Layer 9 – Settlement & Civilization

The highest layer represents permanent communities and the broader social and economic systems that emerge around them.

Potential examples include:

  • Permanent workforce
  • Local governance
  • Communities
  • Universities
  • Research institutions
  • Tourism
  • Commerce
  • Civic infrastructure

Unlike the lower layers, there are currently no organizations that fit neatly within this category because the layer itself does not yet exist in a meaningful economic sense.

That observation may be one of the most important insights of the framework. Much of today’s space industry is focused on building the transportation and infrastructure layers required before large-scale settlement can emerge. At this level, transportation becomes increasingly invisible while the activities it enables become increasingly important.

At this level, transportation becomes increasingly invisible while the activities it enables become increasingly important.

What the Framework Reveals

While the layer definitions are interesting, the most valuable aspect of the exercise may be the insights that emerge from viewing the industry as a system.

Transportation Dominates the Architecture

Five of the ten proposed layers involve transportation.

That suggests the industry remains heavily focused on building the transportation backbone required before large-scale economic activity can emerge. Much of today’s innovation, investment, and engineering effort appears concentrated on solving transportation challenges that previous generations never had the opportunity to address.

During the industrialization of North America, railroads were not the economy. They were the infrastructure that enabled mining, manufacturing, agriculture, and cities to emerge. The transportation layers of the space economy may play a similar role.

We may spend the next twenty years building transportation and infrastructure before the space economy itself truly arrives.

Infrastructure May Be the Missing Middle Layer

Many discussions jump directly from transportation to mining, manufacturing, and settlement. The framework suggests there may be a critical intermediate step.

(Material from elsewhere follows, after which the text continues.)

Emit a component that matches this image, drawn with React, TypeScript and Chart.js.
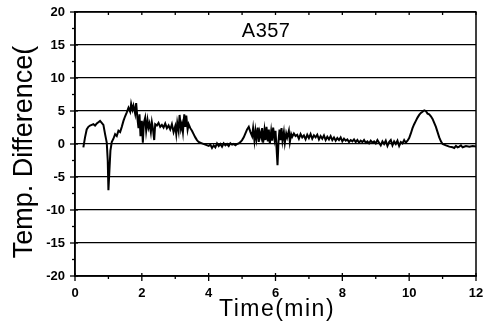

Before industry can flourish, transportation networks may first need to support the development of power systems, communications networks, navigation systems, habitats, and resource processing facilities.

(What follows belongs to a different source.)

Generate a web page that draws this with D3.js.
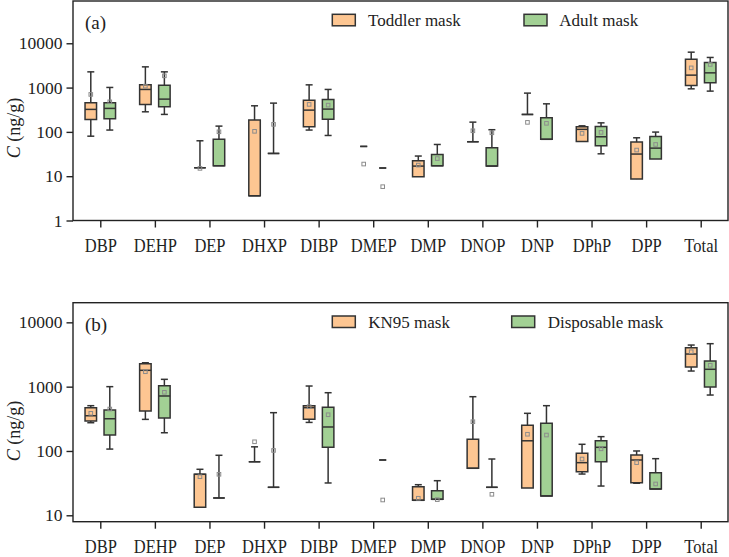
<!DOCTYPE html>
<html><head><meta charset="utf-8">
<script src="https://cdn.jsdelivr.net/npm/d3@7"></script>
<style>
body{margin:0;background:#fff}
svg{display:block}
svg text{font-family:"Liberation Serif","Times New Roman",Times,"DejaVu Serif",serif !important}
</style>
</head><body><svg id="c" width="729" height="557"></svg>
<script>
const categories = ["DBP","DEHP","DEP","DHXP","DIBP","DMEP","DMP","DNOP","DNP","DPhP","DPP","Total"];
// each entry: [lower whisker, Q1, median, Q3, upper whisker, mean]; null = not detected
const toddlerMask = [
  [80,191,322,453,2265,701],
  [284,417,908,1153,2937,1078],
  [15.5,15.5,15.5,15.5,63,15],
  [3.6,3.6,3.6,185,388,103],
  [110,130,310,521,1153,417],
  [47,null,null,null,47,18.8],
  [9.7,9.7,16.9,22.3,28.5,17.8],
  [60,60,60,60,166,106],
  [248,248,248,248,750,164],
  [61,61,114,130,137,92.5],
  [8.6,8.6,31.6,58.9,73.6,38.9],
  [937,1118,1910,4385,6300,2787]
];
const adultMask = [
  [110,197,339,453,1007,477],
  [248,368,549,1136,2265,1841],
  [17.2,17.2,17.2,68,135,100.5],
  [32.7,32.7,32.7,32.7,446,148],
  [83,194,327,541,908,402],
  [15.3,null,null,null,15.3,5.8],
  [17.2,17.2,17.2,31,52,25],
  [16.9,16.9,16.9,43.8,112,95.4],
  [68,68,68,208,430,156],
  [32,48.6,77.6,133,160,97.5],
  [24.4,24.4,43,79,99,52],
  [832,1279,2151,3690,4786,3327]
];
const kn95Mask = [
  [275,292,353,471,506,385],
  [310,418,1795,2275,2355,1706],
  [13.3,13.3,43.4,43.4,51.9,39.8],
  [68,68,68,68,116,139],
  [278,310,471,506,1023,488],
  null,
  [17.1,17.1,17.1,27.9,29.9,18.4],
  [53.8,53.8,53.8,152,698,285],
  [26.6,26.6,144,251,385,182],
  [43.8,47.6,65.8,92,127,75],
  [31.5,32.1,72.4,86.5,100,65.8],
  [1750,2018,3215,4027,4436,3494]
];
const disposableMask = [
  [107,177,317,433,1000,449],
  [192,326,716,1035,1300,817],
  [18.6,18.6,18.6,18.6,85.7,43.4],
  [27.2,27.2,27.2,27.2,394,102],
  [31.8,114,236,478,805,366],
  [72.4,null,null,null,72.4,17.3],
  [17.7,17.7,17.7,24.1,34.5,17.5],
  [27.2,27.2,27.2,27.2,75,21.2],
  [20,20,20,269,506,177],
  [28.5,68,114,144,167,108],
  [25.6,25.6,25.6,45.9,75.9,30.7],
  [741,986,1862,2506,4656,2148]
];
const ticksA = [1,10,100,1000,10000];
const ticksB = [10,100,1000,10000];
const legendA = ["Toddler mask","Adult mask"];
const legendB = ["KN95 mask","Disposable mask"];
const seriesColors = ["#FDC692","#A2D094"];

const FONT = '"Liberation Serif","Times New Roman",Times,"DejaVu Serif",serif';
const svg = d3.select("#c").attr("font-family", FONT);
const stroke = "#333";

function drawPanel(cfg){
  const g = svg.append("g");
  const x = d3.scalePoint().domain(categories).range([73,728]).padding(0.5);
  const y = d3.scaleLog().domain(cfg.domain).range([cfg.bottom, cfg.top]);

  const ya = g.append("g").attr("transform","translate(73,0)")
    .call(d3.axisLeft(y).tickValues(cfg.ticks).tickFormat(d3.format("d")).tickSize(6.5).tickPadding(4));
  ya.attr("font-family", FONT);
  ya.select(".domain").remove();
  ya.selectAll("line").attr("stroke","#222").attr("stroke-width",1.4);
  ya.selectAll("text").attr("font-size",17.5).attr("fill","#222").style("font-family",FONT);

  const xa = g.append("g").attr("transform",`translate(0,${cfg.bottom})`)
    .call(d3.axisBottom(x).tickSize(7));
  xa.attr("font-family", FONT);
  xa.select(".domain").remove();
  xa.selectAll("line").attr("stroke","#222").attr("stroke-width",1.4);
  xa.selectAll("text").attr("y",null).attr("dy",null)
    .attr("transform","translate(0,31.5) scale(1,1.2)")
    .attr("font-size",16.5).attr("fill","#222").style("font-family",FONT);

  g.append("rect").attr("x",73).attr("y",cfg.top).attr("width",655).attr("height",cfg.bottom-cfg.top)
    .attr("fill","none").attr("stroke","#222").attr("stroke-width",1.4);

  const offsets = [-9.5, 9.5];
  const bw = 11.5, cw = 7;
  cfg.series.forEach((ser, si) => {
    ser.forEach((d, i) => {
      if(!d) return;
      const cx = x(categories[i]) + offsets[si];
      const gg = g.append("g");
      gg.append("line").attr("x1",cx).attr("x2",cx).attr("y1",y(d[0])).attr("y2",y(d[4]))
        .attr("stroke",stroke).attr("stroke-width",1.5);
      gg.append("line").attr("x1",cx-cw/2).attr("x2",cx+cw/2).attr("y1",y(d[4])).attr("y2",y(d[4]))
        .attr("stroke",stroke).attr("stroke-width",1.5);
      if(d[1]===null || d[0] < d[1]){
        gg.append("line").attr("x1",cx-cw/2).attr("x2",cx+cw/2).attr("y1",y(d[0])).attr("y2",y(d[0]))
          .attr("stroke",stroke).attr("stroke-width",1.5);
      }
      if(d[1]!==null){
        const y1 = y(d[1]), y3 = y(d[3]);
        gg.append("path").attr("d",`M${cx-bw/2},${y3}H${cx+bw/2}V${y1}H${cx-bw/2}Z`)
          .attr("fill",seriesColors[si]).attr("stroke",stroke).attr("stroke-width",1.5);
        gg.append("line").attr("x1",cx-bw/2).attr("x2",cx+bw/2).attr("y1",y(d[2])).attr("y2",y(d[2]))
          .attr("stroke",stroke).attr("stroke-width",1.5);
      }
      gg.append("rect").attr("x",cx-1.8).attr("y",y(d[5])-1.8).attr("width",3.6).attr("height",3.6)
        .attr("fill","none").attr("stroke","#8c8c8c").attr("stroke-width",1);
    });
  });

  cfg.legend.forEach((lab, li) => {
    g.append("rect").attr("x",cfg.legX[li]).attr("y",cfg.legY).attr("width",23).attr("height",11.5)
      .attr("fill",seriesColors[li]).attr("stroke",stroke).attr("stroke-width",1.5);
    g.append("text").attr("x",cfg.legTX[li]).attr("y",cfg.legY+11.7).attr("font-size",17)
      .attr("fill","#222").style("font-family",FONT).text(lab);
  });

  g.append("text").attr("x",85).attr("y",cfg.top+28).attr("font-size",19).attr("fill","#222")
    .style("font-family",FONT).text(cfg.letter);

  const yl = g.append("text").attr("transform",`translate(19.5,${cfg.ylabelY}) rotate(-90)`)
    .attr("text-anchor","middle").attr("font-size",18).attr("fill","#222").style("font-family",FONT);
  yl.append("tspan").attr("font-style","italic").text("C");
  yl.append("tspan").text(" (ng/g)");
}

drawPanel({top:1, bottom:220.5, domain:[1,90000], ticks:ticksA, series:[toddlerMask, adultMask],
  legend:legendA, legX:[332.3,524], legTX:[368,559.3], legY:14.3, letter:"(a)", ylabelY:128});
drawPanel({top:302.7, bottom:521.7, domain:[7.95,20200], ticks:ticksB, series:[kn95Mask, disposableMask],
  legend:legendB, legX:[332.3,511.7], legTX:[368.3,547.7], legY:316, letter:"(b)", ylabelY:431});
</script></body></html>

In other words, transportation alone does not create an economy. It creates the conditions that allow infrastructure to emerge.

The Architecture Is Destination-Agnostic

Although this discussion naturally gravitates toward the Moon, the framework itself is not lunar-specific.

The same architecture could potentially apply to:

  • Earth orbit
  • Lunar development
  • Asteroid operations
  • Mars settlements
  • Future destinations not yet seriously considered

The destination may change. The underlying architecture may remain remarkably similar.

Layers as Service Providers

One aspect of the OSI analogy that I find particularly compelling is that each layer provides services to the layer above while depending on the layers below.

  • Launch systems provide access to orbit.
  • In-space transportation provides mobility within space.
  • Lunar access provides surface delivery.
  • Surface mobility provides local logistics.
  • Infrastructure provides power, communications, and habitation.
  • Industry provides economic output.

Viewed this way, the architecture becomes less about categorizing technologies and more about understanding dependencies.

Continuing the Discussion

The purpose of SEA is not to predict the future. It is to provide a common language for discussing it and, at this time, this framework is intentionally incomplete.

The more I worked through it, the more questions emerged. Should communications and navigation be separate layers? Where do orbital stations belong? Does a single architecture adequately describe Earth orbit, the Moon, Mars, and future destinations? Are there entirely new layers missing from the model?

The larger question may be whether a layered architecture is even the right abstraction. Perhaps the space economy is better described as a network, ecosystem, or value chain.

This draft is one attempt to begin that conversation.

I’d be interested in hearing what others would change.